Shanahan even joked, a rare sight this season as one Haynesworth problem after another often left the coach looking like someone slipped prune juice into the holiday punch. The coach once promised to repeat his conversation with Haynesworth, but “since [Haynesworth] wouldn’t talk to me, I couldn’t share that conversation.”

That’s as close as Shanahan gets to a rim shot.

Oddly, Shanahan said he had a good relationship with Haynesworth. Gee, sure hate to see who’s on the coach’s list of enemies. It’s like saying Harry Reid and Sarah Palin are close friends.

Shanahan didn’t second-guess how he handled Haynesworth even though outsiders could see the divorce coming. All coaches try to turn around troubled players. It’s what they do, especially ones with hefty price tags.

“You really don’t know what’s going to happen,” Shanahan said. “I’m very happy with how we handled it.”

Shanahan wouldn’t comment on whether Haynesworth will return in 2011. Haynesworth will contest the suspension, but that’s about money. He’ll never play again for Washington.

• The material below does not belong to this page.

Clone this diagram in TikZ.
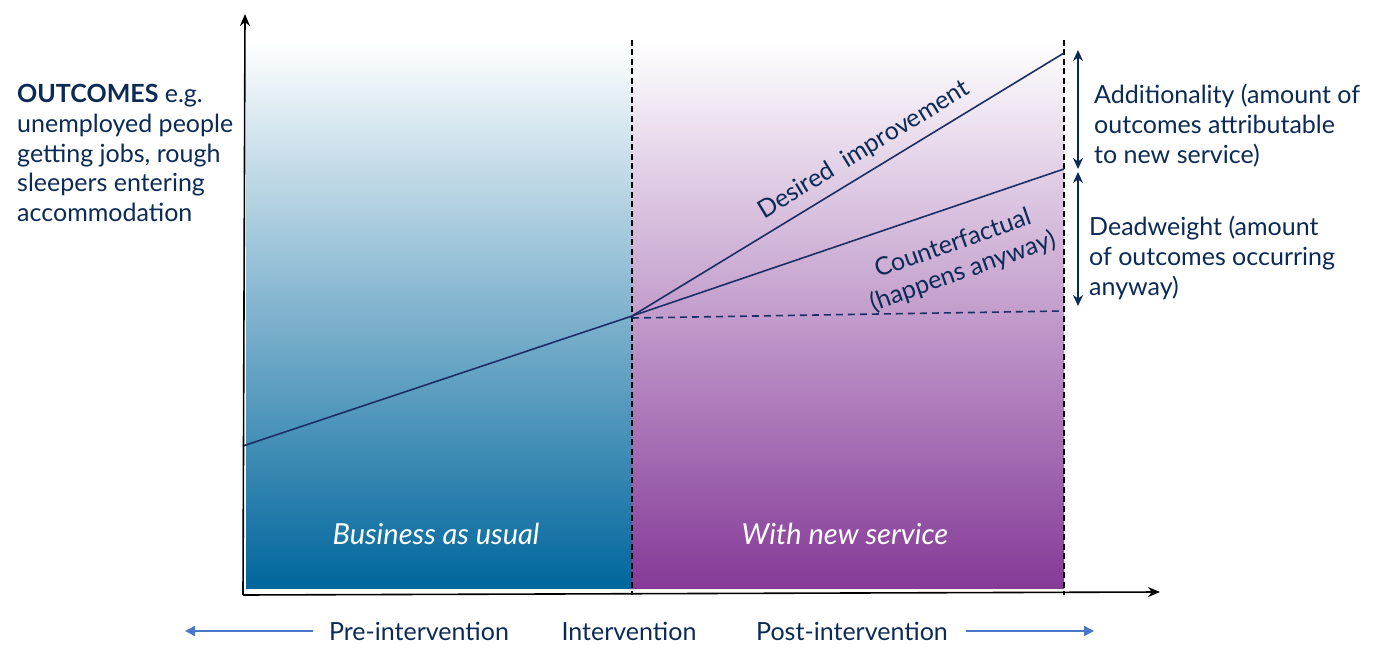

At best, the Redskins will trade Haynesworth before the April 28-30 draft, but other teams know Washington will eventually cut him, so why surrender even a seventh-round pick? If Shanahan really wants revenge for the repeated headaches, he’ll send Haynesworth to Buffalo for a seventh-rounder, where the lineman can play for a bad team in bad weather.

Meanwhile, Shanahan is happier than a wrongly convicted man walking out the prison gates with a full pardon in his hands. After all, Haynesworth is no longer Shanahan’s problem.